Terre des morts : Encore mordant, mais…
Cinéma

Terre des morts : Encore mordant, mais…

Avec Terre des morts, le maître incontesté du film de zombies, George A. Romero, revient à ses premières amours.

1968, on le sait, a été l’année de toutes les révolutions. Le cinéma fantastique n’a pas échappé à cette vague de fond, passant de l’ère gothique poussiéreuse des films de la Hammer et de Roger Corman à l’ère moderne du Rosemary’s Baby de Roman Polanski et du Night of the Living Dead de George A. Romero. Soudainement, l’horreur venait s’ancrer dans la réalité et renouvelait du même coup son potentiel de terreur.

Night of the Living Dead est à l’origine de cette catégorie du cinéma d’horreur qu’on appelle le film de zombies. Romero a lui-même contribué à l’évolution du genre en signant deux suites, Dawn of the Dead (1978) et Day of the Dead (1985). Cette trilogie, en plus de nous flanquer la frousse, a le mérite d’être porteuse d’un véritable sous-texte sociopolitique. Night est une métaphore de la psychose américaine face au bourbier du Vietnam; Dawn propose une satire féroce de la société de consommation; tandis que Day développe une critique sans appel du pouvoir militaire.

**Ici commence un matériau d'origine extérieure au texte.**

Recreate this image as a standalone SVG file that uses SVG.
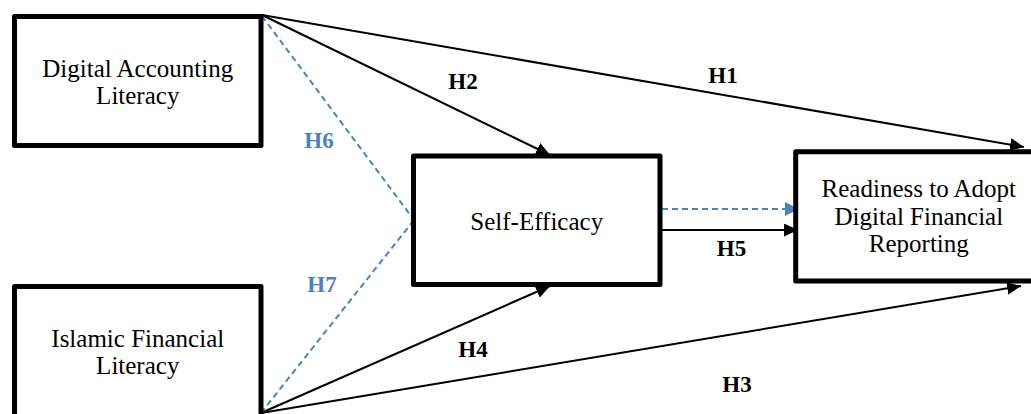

Avec Terre des morts (Land of the Dead, en version originale), Romero effectue un retour très attendu au genre qu’il a contribué à créer. Mais durant le long intermède entre Day et Land, bien d’autres cinéastes ont mis leur grain de sel dans la soupe à zombies, notamment Danny Boyle (28 Days Later) et Zack Snyder (le remake de Dawn of the Dead). Certains ont même brillamment détourné le genre au profit d’un humour noir dévastateur, comme Dan O’Bannon (Return of the Living Dead), Peter Jackson (Braindead) et, récemment, Edgar Wright (Shaun of the Dead).

C’est donc dans un climat de haute compétitivité que débarque le Romero nouveau. Or, le cinéaste garde son sang-froid et demeure fidèle à son plan de match. Land s’inscrit dans la continuité des autres films de la série, allant même un cran plus loin dans la métaphore politico-sociale. Cette fois, les zombies dominent la planète en nombre, mais demeurent isolés dans un no man’s land dévasté, tandis que les survivants humains vivent retranchés dans une ville fortifiée où la différence des classes et le pouvoir de l’argent exercent encore toute leur emprise.

Le film évoque deux rébellions: celle des opprimés de la ville fortifiée qui se soulèvent contre la classe dominante; et celle des zombies qui vont prendre d’assaut le château fort capitaliste des vivants, sous la gouverne d’un mort-vivant afro-américain qui porte encore son uniforme de garagiste. Cette satire mordante et ultra-gore du "déclin de l’empire américain" devrait satisfaire autant les admirateurs du Romero socialement contestataire de Night et Dawn que les amateurs de gore bien saignant. En outre, le film contient plusieurs passages à haute tension très efficaces et quelques effets de surprise qui feront sursauter la salle.

Tout de même, malgré toutes ces qualités, une impression de déjà-vu finit par s’installer, se traduisant par un soupçon de lassitude. À la fin, on sort de la salle relativement satisfait, mais sans espérer une quelconque récidive. Cette fois, Romero peut vraiment passer à autre chose.